Cloud computing is about providing computing, storage and networking capacities on demand. It is a fresh but very compelling concept for solving some specific tasks, for example:
- Running CPU heavy computations
- Having a scalable storage system for raw data
- Scaling realtime services up to the customer demand as it goes up and down.
I'm mainly working with Microsoft stack, which helps a lot in delivering complex enterprise applications. Yet, cloud computing offering for .NET is somewhat behind the market. Amd the only provider is Microsoft, any way (Windows Azure).
Do you think there will be any diversity in .NET cloud providers any time soon? How many players, do you think will be on the market, and what could be the pricing (considering that .NET could be run on Linux which should makes things a little cheaper )?
I'm sure that there will be more providers of Windows/.NET based cloud computing services. Especially because the market for it is growing and all big players (IBM, Microsoft, Google, Amazone) are working on different solutions. In my opinion it is just a matter of time, that other companys will address this market. Currently there is some risk because Amazons EC2 images only work at amazon but that will change. I've talked to a CIO of a small company located in the Netherlands about the problem of 'being stuck to one vendor' and he told me that there is much effort spend by other companies to fullfill the requirements of the market.
SalesForce.Com are also getting into the Cloud computing services mainly for CRM style of services but they do support numerous languages including .net.
Although I haven't used it myself yet, I came accross DeployFu which is very similar to AppHarbor (.NET apps with Git deployment, hosted on Amazon EC2).
Microsoft Azure is much more than a simple "cloud" provider, is an entire stack of technologies related, with specific options to manage them, so it cannot be compared to Mosso. Amazon EC2 is more similar, but it still do not have the full architecture design that Azure has.
When Azure was announced at PDC2008 the numbers behind it was something that will makes very difficult (if not impossible) for providers outside Microsoft to provide Azure compatible platforms (they were talking about tens of thousands of servers).
Said that I believe that a different (and easier to work with) "cloud" option for .Net could be created by competitor, for people not needing the whole MS offering or not willing to port their applications to Azure because of the architectural rework required.

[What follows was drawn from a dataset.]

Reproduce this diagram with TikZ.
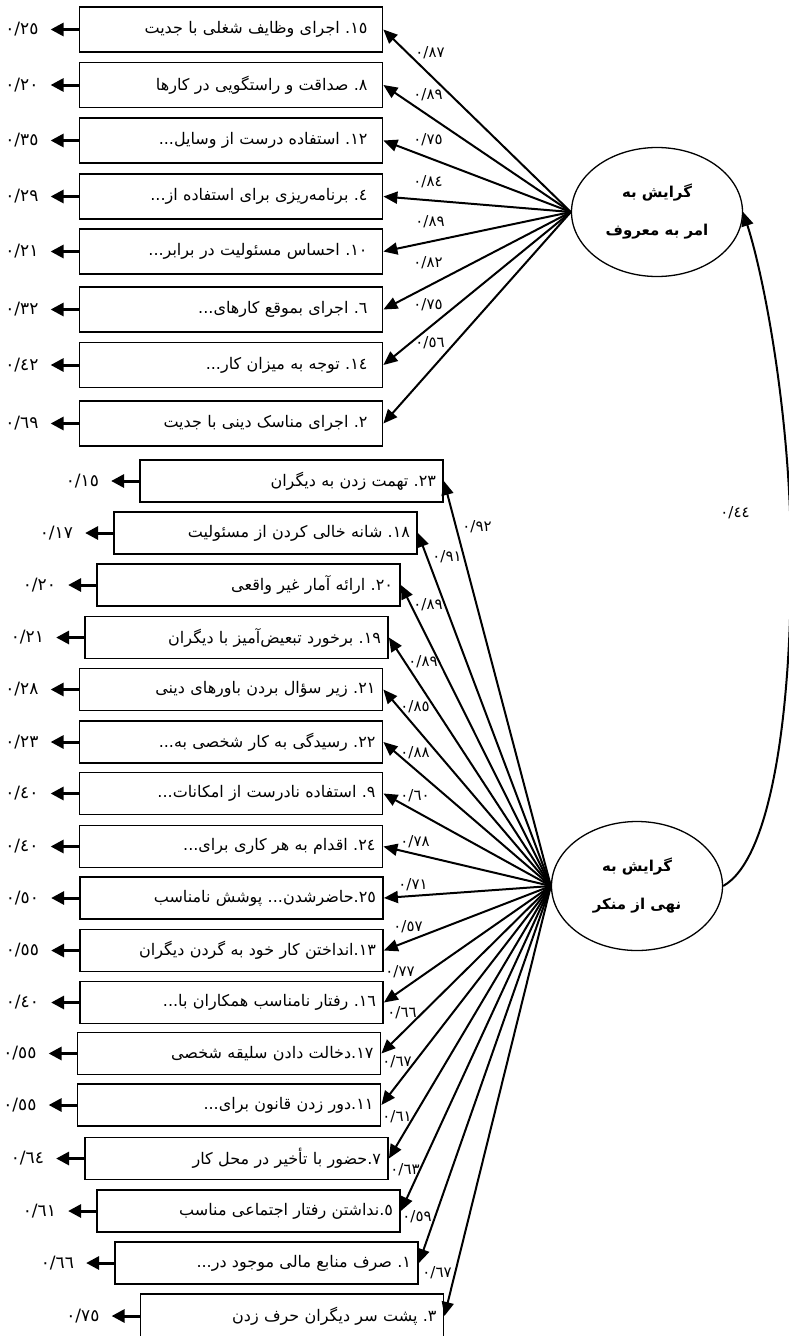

A very nice scenario I would like would be to have a cloud offering made of Linux machine running Mono and the creation of a "Azure like" stack on Mono, open sourced, but it's just a dream.
In addition to GoGrid, Appistry Cloud IQ provides a cloud computing infrastructure that can be run on Amazon or in-house on your own hardware. You can deploy .Net applications as well as Java and C apps.
An important point to note is that EC2 was build on top of Amazon's existing infrastructure in order to extend that to outsiders. The important thing to note about this is that the instances are ephemeral -- meaning that if there's a host failure you lose all data for that host.
This isn't good or bad, but it's important to recognize that you will need to possibly compensate for this potential failover at some layer in your infrastructure stack.